» **Your goal**:
Begin with the first line of the material and write out each line exactly, ending with the line that contains "const xTicks = [50, 60, 70, 80];". Pictures are not part of the copy.

» **Collected material**:
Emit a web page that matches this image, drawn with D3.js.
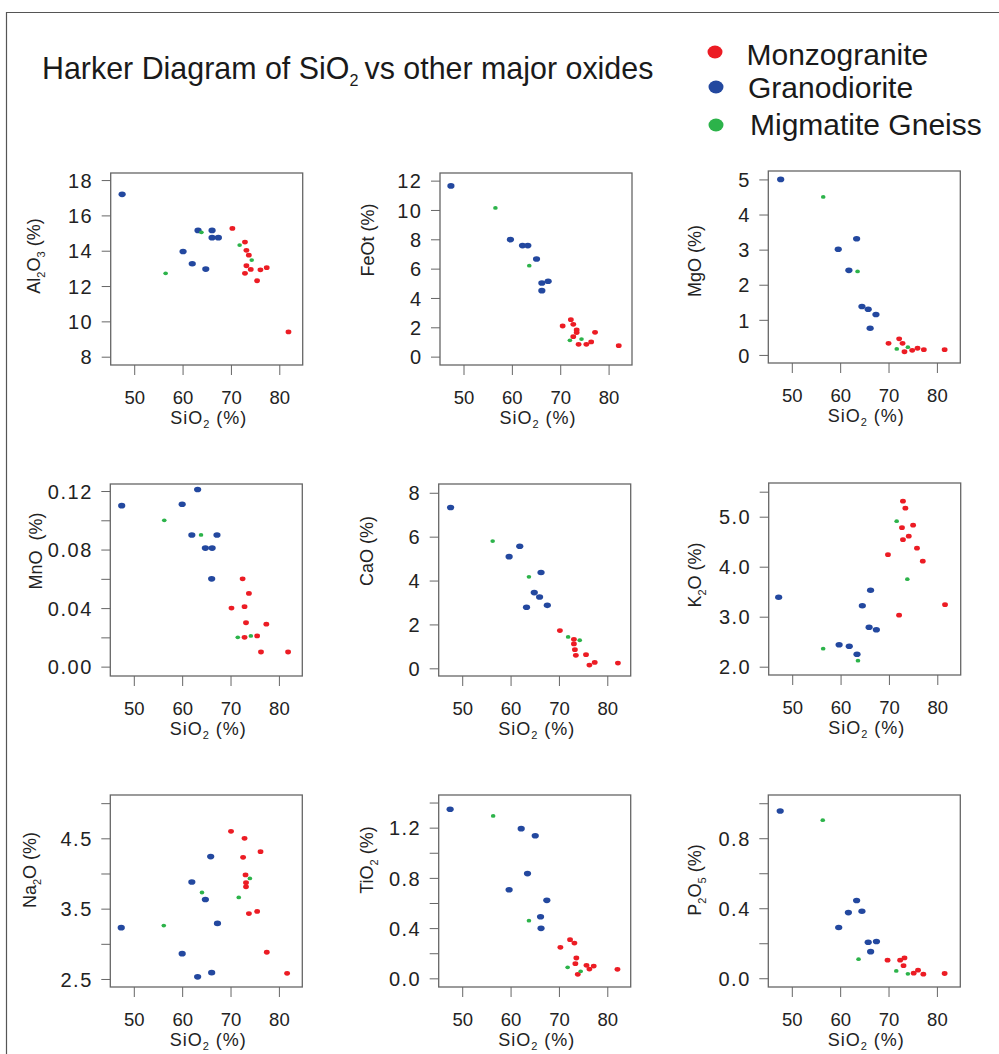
<!DOCTYPE html>
<html><head><meta charset="utf-8">
<script src="https://cdn.jsdelivr.net/npm/d3@7"></script>
<style>
html,body{margin:0;padding:0;background:#fff;}
svg{display:block;font-family:"Liberation Sans",Arial,Helvetica,sans-serif;}
</style>
</head><body>
<svg id="chart" width="999" height="1054"></svg>
<script>
// ---------- DATA (SiO2 %, oxide %) ----------
const groups = ["Monzogranite", "Granodiorite", "Migmatite Gneiss"];
const groupColors = ["#ec1c24", "#23489f", "#2cb34a"];
const xTicks = [50, 60, 70, 80];

const al2o3Monzo = [[70.3,15.26],[72.9,14.49],[73.2,14.02],[73.7,13.75],[73.2,13.15],[74.1,12.94],[72.9,12.72],[76.1,12.92],[77.4,13.04],[75.4,12.30],[81.9,9.40]];
const al2o3Grano = [[47.5,17.19],[60.1,13.96],[62.0,13.26],[63.2,15.15],[64.8,12.96],[66.1,15.15],[66.1,14.74],[67.4,14.74]];
const al2o3Migma = [[56.5,12.72],[63.9,15.04],[71.8,14.32],[74.3,13.47]];

const feotMonzo = [[70.5,2.09],[72.2,2.52],[72.7,2.20],[73.4,1.82],[73.4,1.64],[72.7,1.36],[73.8,0.84],[75.4,0.84],[76.4,1.00],[77.2,1.66],[82.1,0.75]];
const feotGrano = [[47.4,11.64],[59.7,7.98],[62.2,7.57],[63.3,7.57],[65.1,6.66],[66.2,5.02],[66.2,4.50],[67.5,5.14]];
const feotMigma = [[56.6,10.14],[63.6,6.20],[72.0,1.11],[74.4,1.20]];

const mgoMonzo = [[70.0,0.33],[72.2,0.46],[72.9,0.33],[73.3,0.09],[74.9,0.13],[76.0,0.19],[77.3,0.15],[81.6,0.15]];
const mgoGrano = [[47.7,5.00],[59.6,3.01],[61.8,2.41],[63.4,3.31],[64.5,1.38],[65.8,1.30],[67.4,1.15],[66.2,0.76]];
const mgoMigma = [[56.5,4.50],[63.6,2.38],[71.7,0.17],[74.0,0.22]];

const mnoMonzo = [[72.5,0.060],[73.8,0.050],[70.2,0.040],[72.9,0.041],[73.2,0.030],[77.4,0.029],[72.9,0.020],[75.5,0.021],[76.3,0.010],[81.9,0.010]];
const mnoGrano = [[47.5,0.110],[60.0,0.111],[63.2,0.121],[62.0,0.090],[67.2,0.090],[64.8,0.081],[66.2,0.081],[66.1,0.060]];
const mnoMigma = [[56.3,0.100],[63.9,0.090],[71.5,0.020],[74.2,0.021]];

const caoMonzo = [[70.2,1.72],[73.1,1.32],[73.1,1.11],[73.3,0.85],[73.5,0.59],[75.6,0.62],[76.3,0.15],[77.4,0.27],[82.2,0.24]];
const caoGrano = [[47.6,7.33],[59.7,5.09],[61.9,5.56],[66.3,4.37],[64.9,3.45],[66.0,3.25],[63.3,2.78],[67.6,2.87]];
const caoMigma = [[56.3,5.80],[63.8,4.17],[71.9,1.43],[74.3,1.28]];

const k2oMonzo = [[72.9,5.31],[73.4,5.17],[75.0,4.83],[72.7,4.78],[74.1,4.61],[72.9,4.54],[75.8,4.37],[69.8,4.24],[77.0,4.11],[72.1,3.03],[81.6,3.24]];
const k2oGrano = [[47.2,3.39],[66.2,3.53],[64.5,3.22],[65.9,2.79],[67.4,2.74],[59.7,2.44],[61.8,2.41],[63.4,2.25]];
const k2oMigma = [[56.4,2.36],[63.6,2.12],[71.6,4.91],[73.8,3.75]];

const na2oMonzo = [[70.1,4.60],[72.9,4.50],[76.2,4.31],[72.6,4.23],[73.1,3.98],[73.2,3.87],[73.2,3.81],[73.8,3.43],[75.5,3.46],[77.5,2.88],[81.7,2.58]];
const na2oGrano = [[47.4,3.23],[65.9,4.24],[62.0,3.88],[64.8,3.63],[67.3,3.29],[60.0,2.86],[63.2,2.53],[66.1,2.59]];
const na2oMigma = [[56.2,3.26],[64.1,3.73],[71.7,3.66],[74.0,3.93]];

const tio2Monzo = [[72.3,0.308],[73.2,0.281],[70.3,0.247],[73.6,0.162],[73.4,0.117],[75.7,0.104],[77.2,0.098],[76.3,0.074],[73.9,0.032],[82.1,0.072]];
const tio2Grano = [[47.5,1.346],[62.2,1.192],[65.1,1.136],[63.5,0.834],[59.7,0.706],[67.5,0.621],[66.2,0.491],[66.3,0.398]];
const tio2Migma = [[56.4,1.293],[63.8,0.459],[71.8,0.088],[74.5,0.056]];

const p2o5Monzo = [[69.8,0.103],[72.4,0.103],[73.3,0.116],[73.1,0.072],[76.1,0.046],[75.2,0.029],[77.2,0.023],[81.6,0.027]];
const p2o5Grano = [[47.6,0.956],[63.4,0.444],[61.7,0.375],[64.5,0.383],[59.7,0.290],[65.8,0.206],[67.5,0.210],[66.3,0.152]];
const p2o5Migma = [[56.4,0.903],[63.8,0.109],[71.6,0.042],[74.0,0.025]];

// y tick values (labelled / unlabelled)
const al2o3Ticks = [8,10,12,14,16,18];
const feotTicks = [0,2,4,6,8,10,12];
const mgoTicks = [0,1,2,3,4,5];
const mnoTicks = [0,0.04,0.08,0.12], mnoMinor = [0.02,0.06,0.10];
const caoTicks = [0,2,4,6,8];
const k2oTicks = [2,3,4,5], k2oMinor = [5.5];
const na2oTicks = [2.5,3.5,4.5], na2oMinor = [3,4,5];
const tio2Ticks = [0,0.4,0.8,1.2], tio2Minor = [0.2,0.6,1.0,1.4];
const p2o5Ticks = [0,0.4,0.8], p2o5Minor = [0.2,0.6,1.0];

// ---------- LAYOUT ----------
const W = 192, H = 192;
const xDomain = [45.14, 84.84];
const panels = [
  {data:[al2o3Monzo,al2o3Grano,al2o3Migma], yDomain:[7.53,18.40], ticks:al2o3Ticks, minor:[], fmt:d3.format("d"),
   label:[["Al",0],["2",1],["O",0],["3",1],[" (%)",0]], lx:33.8, ly:256, bx:110.7, by:173},
  {data:[feotMonzo,feotGrano,feotMigma], yDomain:[-0.57,12.52], ticks:feotTicks, minor:[], fmt:d3.format("d"),
   label:[["FeOt (%)",0]], lx:368, ly:240, bx:440, by:173},
  {data:[mgoMonzo,mgoGrano,mgoMigma], yDomain:[-0.23,5.24], ticks:mgoTicks, minor:[], fmt:d3.format("d"),
   label:[["MgO (%)",0]], lx:695, ly:261, bx:768.3, by:171},
  {data:[mnoMonzo,mnoGrano,mnoMigma], yDomain:[-0.0064,0.1248], ticks:mnoTicks, minor:mnoMinor, fmt:d3.format(".2f"),
   label:[["MnO\u00a0\u00a0(%)",0]], lx:35.7, ly:551, bx:110.3, by:484},
  {data:[caoMonzo,caoGrano,caoMigma], yDomain:[-0.35,8.40], ticks:caoTicks, minor:[], fmt:d3.format("d"),
   label:[["CaO (%)",0]], lx:367, ly:551, bx:438.7, by:484},
  {data:[k2oMonzo,k2oGrano,k2oMigma], yDomain:[1.834,5.674], ticks:k2oTicks, minor:k2oMinor, fmt:d3.format(".1f"),
   label:[["K",0],["2",1],["O (%)",0]], lx:695, ly:575, bx:768.7, by:483},
  {data:[na2oMonzo,na2oGrano,na2oMigma], yDomain:[2.386,5.116], ticks:na2oTicks, minor:na2oMinor, fmt:d3.format(".1f"),
   label:[["Na",0],["2",1],["O (%)",0]], lx:30, ly:870, bx:110.3, by:795},
  {data:[tio2Monzo,tio2Grano,tio2Migma], yDomain:[-0.069,1.46], ticks:tio2Ticks, minor:tio2Minor, fmt:d3.format(".1f"),
   label:[["TiO",0],["2",1],[" (%)",0]], lx:367, ly:860, bx:438.7, by:795},
  {data:[p2o5Monzo,p2o5Grano,p2o5Migma], yDomain:[-0.05,1.047], ticks:p2o5Ticks, minor:p2o5Minor, fmt:d3.format(".1f"),
   label:[["P",0],["2",1],["O",0],["5",1],[" (%)",0]], lx:695, ly:880, bx:768.3, by:795}
];
const dotR = [[2.9,2.4],[3.6,2.8],[2.3,1.9]];
const drawOrder = [1,0,2];
const textCol = "#222";
const axisCol = "#666";

const svg = d3.select("#chart");
svg.append("rect").attr("width",999).attr("height",1054).attr("fill","#fff");
// outer frame
svg.append("path").attr("d","M6.5,1054 V12.5 H999").attr("fill","none").attr("stroke","#555").attr("stroke-width",1.2);

function addSubText(sel, parts, subSize, shift){
  let sub = false;
  parts.forEach(([t,isSub])=>{
    const ts = sel.append("tspan").text(t);
    if(isSub){ ts.attr("font-size",subSize); if(!sub){ ts.attr("dy",shift); sub = true; } }
    else if(sub){ ts.attr("dy",-shift); sub = false; }
  });
}

panels.forEach(p=>{
  const g = svg.append("g").attr("transform",`translate(${p.bx},${p.by})`);
  const x = d3.scaleLinear().domain(xDomain).range([0,W]);
  const y = d3.scaleLinear().domain(p.yDomain).range([H,0]);

  // y axis (labelled ticks)
  const ya = g.append("g").call(d3.axisLeft(y).tickValues(p.ticks).tickFormat(p.fmt).tickSize(9).tickPadding(8.5));
  ya.select(".domain").remove();
  ya.selectAll("line").attr("stroke",axisCol);
  ya.selectAll("text").attr("font-size",20).attr("letter-spacing",1.5).attr("fill",textCol)
    .attr("font-family",null).attr("dy","0.36em");
  if(p.minor.length){
    const ym = g.append("g").call(d3.axisLeft(y).tickValues(p.minor).tickFormat("").tickSize(9));
    ym.select(".domain").remove();
    ym.selectAll("line").attr("stroke",axisCol);
  }
  // x axis
  const xa = g.append("g").attr("transform",`translate(0,${H})`)
    .call(d3.axisBottom(x).tickValues(xTicks).tickFormat(d3.format("d")).tickSize(10).tickPadding(15.5));
  xa.select(".domain").remove();
  xa.selectAll("line").attr("stroke",axisCol);
  xa.selectAll("text").attr("font-size",18.5).attr("fill",textCol).attr("font-family",null);

  // box
  g.append("rect").attr("width",W).attr("height",H).attr("fill","none").attr("stroke",axisCol).attr("stroke-width",1.3);

  // points
  drawOrder.forEach(gi=>{
    g.selectAll(null).data(p.data[gi]).enter().append("ellipse")
      .attr("cx",d=>x(d[0])).attr("cy",d=>y(d[1]))
      .attr("rx",dotR[gi][0]).attr("ry",dotR[gi][1])
      .attr("fill",groupColors[gi]);
  });

  // x label
  const xl = svg.append("text").attr("x",p.bx+W/2+2).attr("y",p.by+H+59)
    .attr("text-anchor","middle").attr("font-size",18).attr("letter-spacing",1).attr("fill",textCol);
  addSubText(xl, [["SiO",0],["2",1],[" (%)",0]], 11, 4);

  // y label
  const yl = svg.append("text").attr("transform",`translate(${p.lx},${p.ly}) rotate(-90)`)
    .attr("text-anchor","middle").attr("dy","0.35em").attr("font-size",18).attr("fill",textCol);
  addSubText(yl, p.label, 11, 5);
});

// title
const title = svg.append("text").attr("transform","translate(42,79) scale(0.95,1)")
  .attr("font-size",32).attr("fill","#1a1a1a");
addSubText(title, [["Harker Diagram of SiO",0],["2",1],["\u2009vs other major oxides",0]], 17, 7);

// legend
const legendDots = [[715,52],[716,87],[716,125]];
const legendText = [[746.5,65],[748,97.5],[750,134.5]];
groups.forEach((name,i)=>{
  svg.append("ellipse").attr("cx",legendDots[i][0]).attr("cy",legendDots[i][1]).attr("rx",7.5).attr("ry",6.5).attr("fill",groupColors[i]);
  svg.append("text").attr("x",legendText[i][0]).attr("y",legendText[i][1]).attr("font-size",30).attr("fill","#1a1a1a").text(name);
});
</script>
</body></html>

» **Response below**:
Emit a web page that matches this image, drawn with D3.js.
<!DOCTYPE html>
<html><head><meta charset="utf-8">
<script src="https://cdn.jsdelivr.net/npm/d3@7"></script>
<style>
html,body{margin:0;padding:0;background:#fff;}
svg{display:block;font-family:"Liberation Sans",Arial,Helvetica,sans-serif;}
</style>
</head><body>
<svg id="chart" width="999" height="1054"></svg>
<script>
// ---------- DATA (SiO2 %, oxide %) ----------
const groups = ["Monzogranite", "Granodiorite", "Migmatite Gneiss"];
const groupColors = ["#ec1c24", "#23489f", "#2cb34a"];
const xTicks = [50, 60, 70, 80];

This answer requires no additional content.